Fermat's Last Theorem: Unlocking the Secret of an Ancient Mathematical Problem

Fermat’s Last Theorem: Unlocking the Secret of an Ancient Mathematical Problem – Amir Aczel

In Fermat’s prolific life as a mathematician, he produced many theories and theorems, the most puzzling of which came to be known as “Fermat’s Last Theorem” due to the longevity of the mystery. In a margin, Fermat wrote that an+bn=cn cannot be true for any value of “n” greater than 2 (those are supposed to be exponents), but because of the space of the margin, he could not write the proof that supported this statement. Aczel traces the history of Fermat’s Last Theorem throughout the whole history of mathematics, outlining the developments in math that occurred before he wrote his theorem, and how it evolved after his death until the theorem was finally proved to be true almost 350 years after Fermat first wrote it. With brief biographies about each of the great mathematicians who helped expand the word of math and descriptions about how their theories contributed to the understanding of Fermat’s last theorem, Aczel outlines the various circumstances that lead to this tremendous achievement.

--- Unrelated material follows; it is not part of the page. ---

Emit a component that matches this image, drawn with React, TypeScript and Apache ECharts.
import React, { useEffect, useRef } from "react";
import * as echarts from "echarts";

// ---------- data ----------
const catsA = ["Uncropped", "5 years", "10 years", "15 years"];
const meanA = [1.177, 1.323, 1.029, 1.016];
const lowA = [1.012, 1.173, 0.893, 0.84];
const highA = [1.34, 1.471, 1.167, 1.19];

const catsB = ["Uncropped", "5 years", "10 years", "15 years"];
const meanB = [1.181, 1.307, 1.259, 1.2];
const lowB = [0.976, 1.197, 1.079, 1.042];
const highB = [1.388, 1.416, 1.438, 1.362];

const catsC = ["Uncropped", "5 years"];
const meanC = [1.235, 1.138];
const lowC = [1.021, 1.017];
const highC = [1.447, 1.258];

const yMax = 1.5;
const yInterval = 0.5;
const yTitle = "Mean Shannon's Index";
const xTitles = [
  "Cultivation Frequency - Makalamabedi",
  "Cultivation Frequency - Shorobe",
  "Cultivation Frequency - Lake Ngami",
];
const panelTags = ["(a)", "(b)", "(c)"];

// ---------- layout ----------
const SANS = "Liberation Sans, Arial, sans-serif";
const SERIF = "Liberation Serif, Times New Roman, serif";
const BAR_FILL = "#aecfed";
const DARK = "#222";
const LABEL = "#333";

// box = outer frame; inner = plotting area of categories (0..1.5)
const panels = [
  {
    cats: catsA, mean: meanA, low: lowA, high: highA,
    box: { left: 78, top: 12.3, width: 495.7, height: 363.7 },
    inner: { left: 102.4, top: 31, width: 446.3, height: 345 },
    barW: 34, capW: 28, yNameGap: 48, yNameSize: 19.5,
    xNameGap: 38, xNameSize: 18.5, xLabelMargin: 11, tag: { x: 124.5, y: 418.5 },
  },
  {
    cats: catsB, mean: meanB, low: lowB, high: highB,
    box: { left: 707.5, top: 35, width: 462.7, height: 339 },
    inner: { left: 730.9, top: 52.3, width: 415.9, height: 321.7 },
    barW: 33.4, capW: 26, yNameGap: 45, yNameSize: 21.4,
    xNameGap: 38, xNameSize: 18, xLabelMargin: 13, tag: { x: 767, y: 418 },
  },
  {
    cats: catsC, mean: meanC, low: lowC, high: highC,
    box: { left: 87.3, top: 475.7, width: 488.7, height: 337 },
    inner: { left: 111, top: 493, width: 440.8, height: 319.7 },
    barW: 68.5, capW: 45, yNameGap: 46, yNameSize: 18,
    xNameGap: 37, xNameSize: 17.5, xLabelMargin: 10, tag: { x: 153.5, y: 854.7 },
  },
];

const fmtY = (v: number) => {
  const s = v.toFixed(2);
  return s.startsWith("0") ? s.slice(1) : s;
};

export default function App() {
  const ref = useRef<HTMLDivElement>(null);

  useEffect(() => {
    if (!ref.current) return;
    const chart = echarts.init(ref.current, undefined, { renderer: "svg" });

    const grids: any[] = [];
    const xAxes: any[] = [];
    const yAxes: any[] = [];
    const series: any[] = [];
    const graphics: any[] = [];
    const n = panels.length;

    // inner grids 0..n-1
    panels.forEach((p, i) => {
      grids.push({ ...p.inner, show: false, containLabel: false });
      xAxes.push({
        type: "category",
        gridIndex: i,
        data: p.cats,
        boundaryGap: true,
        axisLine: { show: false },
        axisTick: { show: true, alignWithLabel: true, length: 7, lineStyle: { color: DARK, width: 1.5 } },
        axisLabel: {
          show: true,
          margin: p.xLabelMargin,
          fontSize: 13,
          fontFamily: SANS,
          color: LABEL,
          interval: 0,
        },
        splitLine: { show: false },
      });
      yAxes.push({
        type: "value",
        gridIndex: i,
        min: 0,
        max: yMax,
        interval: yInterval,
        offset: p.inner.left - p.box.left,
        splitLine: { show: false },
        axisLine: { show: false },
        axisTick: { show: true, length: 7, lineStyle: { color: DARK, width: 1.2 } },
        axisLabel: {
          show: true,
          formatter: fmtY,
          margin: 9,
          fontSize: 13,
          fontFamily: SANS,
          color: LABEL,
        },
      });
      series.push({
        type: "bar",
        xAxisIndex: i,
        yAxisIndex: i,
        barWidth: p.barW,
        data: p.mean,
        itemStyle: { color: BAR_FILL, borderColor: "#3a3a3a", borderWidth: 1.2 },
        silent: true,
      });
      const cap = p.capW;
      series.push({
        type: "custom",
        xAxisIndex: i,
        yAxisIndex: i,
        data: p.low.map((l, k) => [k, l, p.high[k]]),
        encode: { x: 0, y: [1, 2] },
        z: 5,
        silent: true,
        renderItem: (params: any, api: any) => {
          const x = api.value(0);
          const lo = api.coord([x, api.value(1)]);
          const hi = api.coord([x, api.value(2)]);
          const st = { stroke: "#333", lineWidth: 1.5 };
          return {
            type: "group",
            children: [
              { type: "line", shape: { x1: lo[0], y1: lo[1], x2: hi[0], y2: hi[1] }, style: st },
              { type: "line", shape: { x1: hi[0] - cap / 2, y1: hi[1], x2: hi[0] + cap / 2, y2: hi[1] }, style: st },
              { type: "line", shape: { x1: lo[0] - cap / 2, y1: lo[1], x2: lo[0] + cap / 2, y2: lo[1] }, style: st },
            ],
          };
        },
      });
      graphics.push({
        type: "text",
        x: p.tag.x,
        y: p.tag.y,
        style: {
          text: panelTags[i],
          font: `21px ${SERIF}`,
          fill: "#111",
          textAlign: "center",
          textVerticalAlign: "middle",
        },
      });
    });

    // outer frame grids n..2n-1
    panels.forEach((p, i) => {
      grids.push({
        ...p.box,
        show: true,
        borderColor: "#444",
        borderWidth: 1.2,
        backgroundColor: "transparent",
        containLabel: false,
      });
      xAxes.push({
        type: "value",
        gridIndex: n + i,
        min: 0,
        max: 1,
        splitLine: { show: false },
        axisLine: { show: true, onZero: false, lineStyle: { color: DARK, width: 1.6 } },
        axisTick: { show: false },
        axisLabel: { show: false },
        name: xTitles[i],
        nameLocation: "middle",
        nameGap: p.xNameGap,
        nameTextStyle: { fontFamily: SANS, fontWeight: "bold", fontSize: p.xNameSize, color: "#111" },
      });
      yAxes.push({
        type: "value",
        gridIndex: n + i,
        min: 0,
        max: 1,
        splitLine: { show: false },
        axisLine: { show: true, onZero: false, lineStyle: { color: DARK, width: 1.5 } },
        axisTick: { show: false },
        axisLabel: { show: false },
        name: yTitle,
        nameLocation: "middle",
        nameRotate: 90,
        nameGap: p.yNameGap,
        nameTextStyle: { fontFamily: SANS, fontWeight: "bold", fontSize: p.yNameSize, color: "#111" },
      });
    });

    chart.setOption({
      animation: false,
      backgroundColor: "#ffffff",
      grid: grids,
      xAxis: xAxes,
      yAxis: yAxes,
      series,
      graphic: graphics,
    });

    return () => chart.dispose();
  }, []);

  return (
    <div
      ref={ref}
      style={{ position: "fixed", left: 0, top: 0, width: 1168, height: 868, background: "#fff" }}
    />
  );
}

“Fermat’s Last Theorem” is certainly an intriguing story because it was a puzzle left unsolved for centuries despite relentless pursuit by mathematicians in every generation following Fermat. Aczel effectively hooks the reader at the beginning of the book by describing the breathless and expectant atmosphere when Fermat’s Last Theorem was finally proven, then proceeds to outline the mathematical history that made it possible. The evolution of math itself is a surprisingly compelling story the way Aczel tells it. Notable figures in the history of math were not only brilliant and revolutionary in their contributions to the field, but often lead personal lives that were as intriguing as their theories. However, the descriptions of the mathematical theories needed to solve Fermat’s Last Equation were not as compelling. Rather, they seemed unfortunately reminiscent of stereotypical math that confuses more than it clarifies. Although Aczel is adept at telling the history of math, his explanations of math processes left something to be desired.

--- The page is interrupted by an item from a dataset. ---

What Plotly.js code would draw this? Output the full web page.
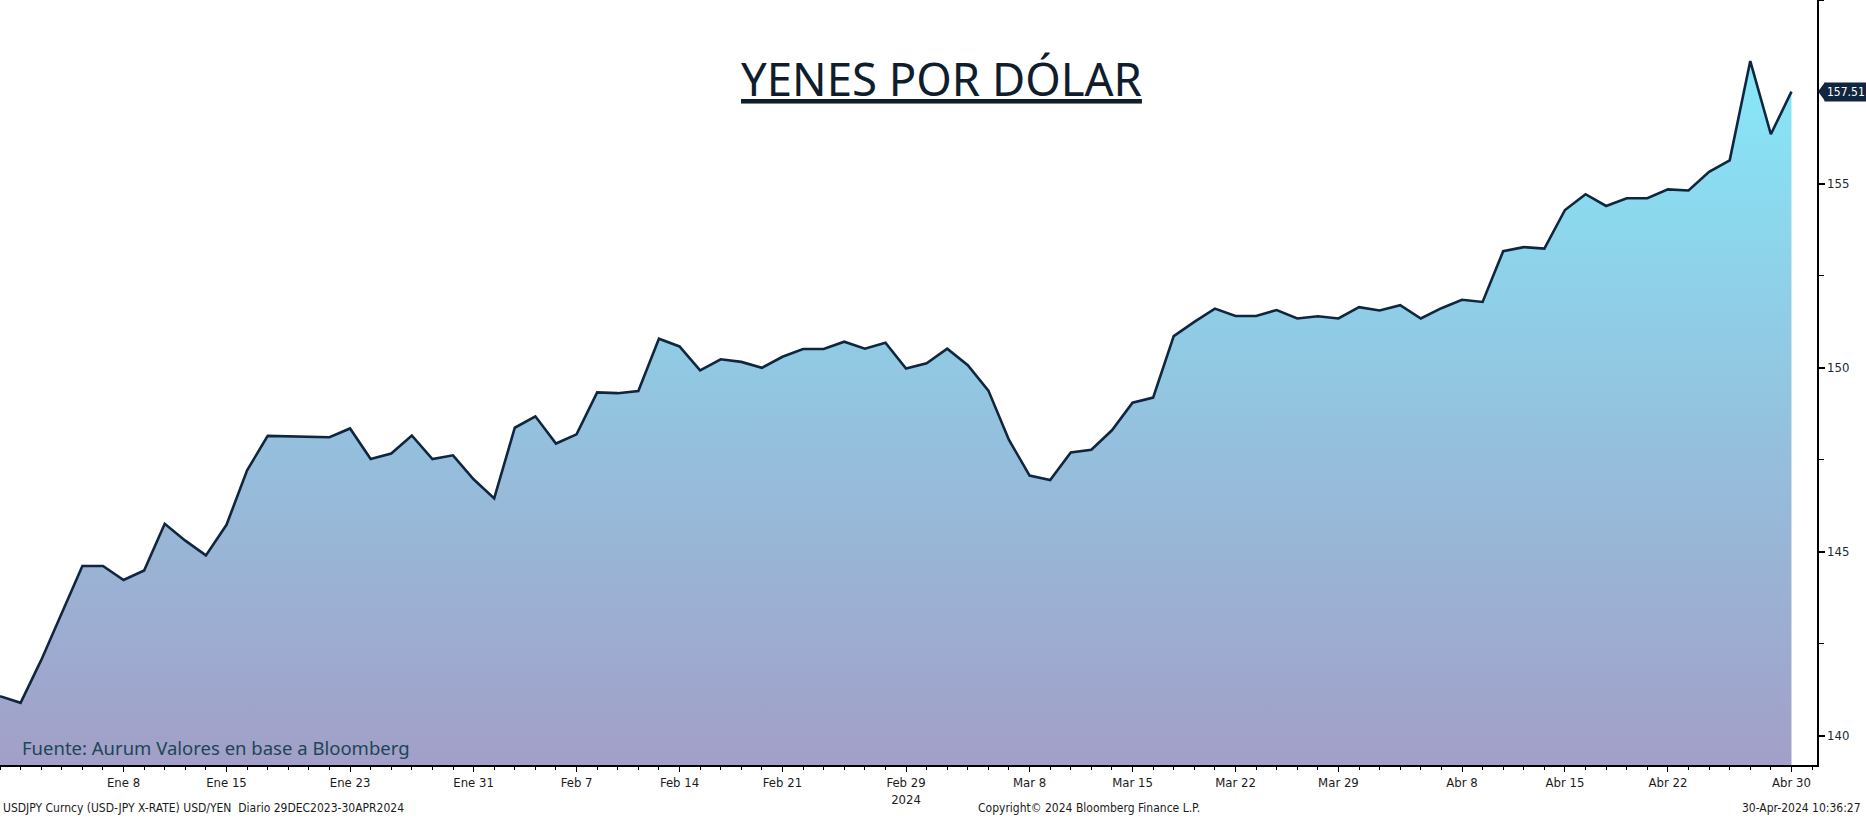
<!DOCTYPE html>
<html>
<head>
<meta charset="utf-8">
<script src="https://cdn.plot.ly/plotly-3.0.1.min.js"></script>
<style>
html,body{margin:0;padding:0;background:#fff;}
#chart{width:1866px;height:818px;}
</style>
</head>
<body>
<div id="chart"></div>
<script>
// Business days (Bloomberg daily, weekdays)
const dates = [
'2023-12-29',
'2024-01-01','2024-01-02','2024-01-03','2024-01-04','2024-01-05',
'2024-01-08','2024-01-09','2024-01-10','2024-01-11','2024-01-12',
'2024-01-15','2024-01-16','2024-01-17','2024-01-18','2024-01-19',
'2024-01-22','2024-01-23','2024-01-24','2024-01-25','2024-01-26',
'2024-01-29','2024-01-30','2024-01-31','2024-02-01','2024-02-02',
'2024-02-05','2024-02-06','2024-02-07','2024-02-08','2024-02-09',
'2024-02-12','2024-02-13','2024-02-14','2024-02-15','2024-02-16',
'2024-02-19','2024-02-20','2024-02-21','2024-02-22','2024-02-23',
'2024-02-26','2024-02-27','2024-02-28','2024-02-29','2024-03-01',
'2024-03-04','2024-03-05','2024-03-06','2024-03-07','2024-03-08',
'2024-03-11','2024-03-12','2024-03-13','2024-03-14','2024-03-15',
'2024-03-18','2024-03-19','2024-03-20','2024-03-21','2024-03-22',
'2024-03-25','2024-03-26','2024-03-27','2024-03-28','2024-03-29',
'2024-04-01','2024-04-02','2024-04-03','2024-04-04','2024-04-05',
'2024-04-08','2024-04-09','2024-04-10','2024-04-11','2024-04-12',
'2024-04-15','2024-04-16','2024-04-17','2024-04-18','2024-04-19',
'2024-04-22','2024-04-23','2024-04-24','2024-04-25','2024-04-26',
'2024-04-29','2024-04-30'
];

// USD/JPY close values
const usdjpy = [
141.07,
140.89,142.05,143.33,144.61,144.61,
144.23,144.49,145.76,145.30,144.90,
145.73,147.21,148.15,148.14,148.12,
148.11,148.35,147.52,147.67,148.16,
147.52,147.62,146.97,146.45,148.37,
148.68,147.94,148.19,149.33,149.31,
149.37,150.79,150.58,149.93,150.23,
150.16,150.00,150.30,150.51,150.51,
150.71,150.52,150.68,149.98,150.12,
150.52,150.07,149.38,148.04,147.07,
146.95,147.70,147.77,148.30,149.05,
149.19,150.86,151.25,151.61,151.41,
151.41,151.57,151.34,151.40,151.34,
151.65,151.56,151.70,151.34,151.62,
151.85,151.79,153.17,153.28,153.24,
154.29,154.72,154.40,154.61,154.61,
154.85,154.82,155.33,155.64,158.34,
156.35,157.51
];

const tickDates = ['2024-01-08','2024-01-15','2024-01-23','2024-01-31','2024-02-07','2024-02-14','2024-02-21','2024-02-29','2024-03-08','2024-03-15','2024-03-22','2024-03-29','2024-04-08','2024-04-15','2024-04-22','2024-04-30'];
const tickLabels = ['Ene 8','Ene 15','Ene 23','Ene 31','Feb 7','Feb 14','Feb 21','Feb 29<br>2024','Mar 8','Mar 15','Mar 22','Mar 29','Abr 8','Abr 15','Abr 22','Abr 30'];

const yTicks = [140,145,150,155];
const yMinorTicks = [142.5,147.5,152.5,157.5,160];

const titleText = 'YENES POR DÓLAR';
const sourceText = 'Fuente: Aurum Valores en base a Bloomberg';
const footLeft = 'USDJPY Curncy (USD-JPY X-RATE) USD/YEN&nbsp;&nbsp;Diario 29DEC2023-30APR2024';
const footMid = 'Copyright© 2024 Bloomberg Finance L.P.';
const footRight = '30-Apr-2024 10:36:27';

const xIdx = dates.map((d, i) => i);
const tickIdx = tickDates.map(d => dates.indexOf(d));
const lastVal = usdjpy[usdjpy.length - 1];
const maxVal = Math.max.apply(null, usdjpy);

const tickFont = 'Tahoma, "DejaVu Sans Condensed", "Liberation Sans Narrow", "DejaVu Sans", sans-serif';
const YMIN = 139.2, YMAX = 160;

const trace = {
  x: xIdx,
  y: usdjpy,
  type: 'scatter',
  mode: 'lines',
  line: {color: '#10263f', width: 2.6},
  fill: 'tozeroy',
  fillgradient: {
    type: 'vertical',
    start: YMIN,
    stop: maxVal,
    colorscale: [[0, '#a29fc8'], [0.5, '#93c3df'], [1, '#86e8f8']]
  },
  hoverinfo: 'skip'
};

const layout = {
  width: 1866,
  height: 818,
  margin: {l: 0, r: 49, t: 0, b: 53, pad: 0},
  paper_bgcolor: '#ffffff',
  plot_bgcolor: '#ffffff',
  showlegend: false,
  xaxis: {
    range: [0, 88.24],
    showgrid: false,
    zeroline: false,
    showline: true,
    linecolor: '#000000',
    linewidth: 1.5,
    ticks: 'outside',
    ticklen: 5,
    tickwidth: 1,
    tickcolor: '#000000',
    tickmode: 'array',
    tickvals: tickIdx,
    ticktext: tickLabels,
    tickfont: {family: tickFont, size: 13, color: '#1b1b1b'},
    minor: {ticks: 'outside', dtick: 1, tick0: 0, ticklen: 3, tickwidth: 1, tickcolor: '#000000', showgrid: false}
  },
  yaxis: {
    side: 'right',
    range: [YMIN, YMAX],
    showgrid: false,
    zeroline: false,
    showline: true,
    linecolor: '#000000',
    linewidth: 1.5,
    ticks: 'outside',
    ticklen: 6,
    tickwidth: 2,
    tickcolor: '#000000',
    tickmode: 'array',
    tickvals: yTicks,
    ticktext: yTicks.map(String),
    tickfont: {family: tickFont, size: 13, color: '#1b2a3a'},
    minor: {ticks: 'outside', tickvals: yMinorTicks, ticklen: 5, tickwidth: 1, tickcolor: '#000000', showgrid: false}
  },
  shapes: [
    {
      type: 'path', xref: 'paper', yref: 'y',
      path: 'M 1.0006,' + lastVal + ' L 1.0045,' + (lastVal + 0.26) + ' L 1.0045,' + (lastVal - 0.26) + ' Z',
      fillcolor: '#10263f', line: {width: 0}
    }
  ],
  annotations: [
    {
      text: '<u>' + titleText + '</u>',
      xref: 'paper', yref: 'paper',
      x: 941 / 1817, y: 1 - 78 / 765,
      xanchor: 'center', yanchor: 'middle',
      showarrow: false,
      font: {family: '"Noto Sans", "Open Sans", sans-serif', size: 45.5, color: '#0f1d2c'}
    },
    {
      text: sourceText,
      xref: 'paper', yref: 'paper',
      x: 20 / 1817, y: 1 - 747 / 765,
      xanchor: 'left', yanchor: 'middle',
      showarrow: false,
      font: {family: '"Noto Sans", "Open Sans", sans-serif', size: 18.5, color: '#1d4656'}
    },
    {
      text: String(lastVal.toFixed(2)),
      xref: 'paper', yref: 'y',
      x: 1, y: lastVal,
      xanchor: 'left', yanchor: 'middle',
      xshift: 7,
      showarrow: false,
      bgcolor: '#10263f',
      borderpad: 2,
      font: {family: tickFont, size: 12, color: '#ffffff'}
    },
    {
      text: footLeft,
      xref: 'paper', yref: 'paper',
      x: 1 / 1817, y: 1 - 808 / 765,
      xanchor: 'left', yanchor: 'middle',
      showarrow: false,
      font: {family: tickFont, size: 12, color: '#1b1b1b'}
    },
    {
      text: footMid,
      xref: 'paper', yref: 'paper',
      x: 1089 / 1817, y: 1 - 808 / 765,
      xanchor: 'center', yanchor: 'middle',
      showarrow: false,
      font: {family: tickFont, size: 12, color: '#1b1b1b'}
    },
    {
      text: footRight,
      xref: 'paper', yref: 'paper',
      x: 1863 / 1817, y: 1 - 808 / 765,
      xanchor: 'right', yanchor: 'middle',
      showarrow: false,
      font: {family: tickFont, size: 12, color: '#1b1b1b'}
    }
  ]
};

Plotly.newPlot('chart', [trace], layout, {displayModeBar: false, staticPlot: true});
</script>
</body>
</html>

As I tried to explain this book to various people, it invariably came to some statement about how “it’s really interesting, but I won’t remember any of it.” Someone responded by saying that he “doesn’t explain math for the everyday idiot,” and unfortunately, I agree with this sentiment. The history of math was surprisingly interesting, but I couldn’t tell you anything about Fermat’s Last Theorem except that it was finally proven to be true. I was stuck for a few minutes trying to discern the difference between integers, numerals, and numbers, and when it finally came back to numbers, there were even more to consider: rational, irrational, ideal, and so many more. Aczel seems to be making a lot of assumptions about the people reading this book. While the history is interesting, the math is not. Perhaps a different book would more adequately explain it.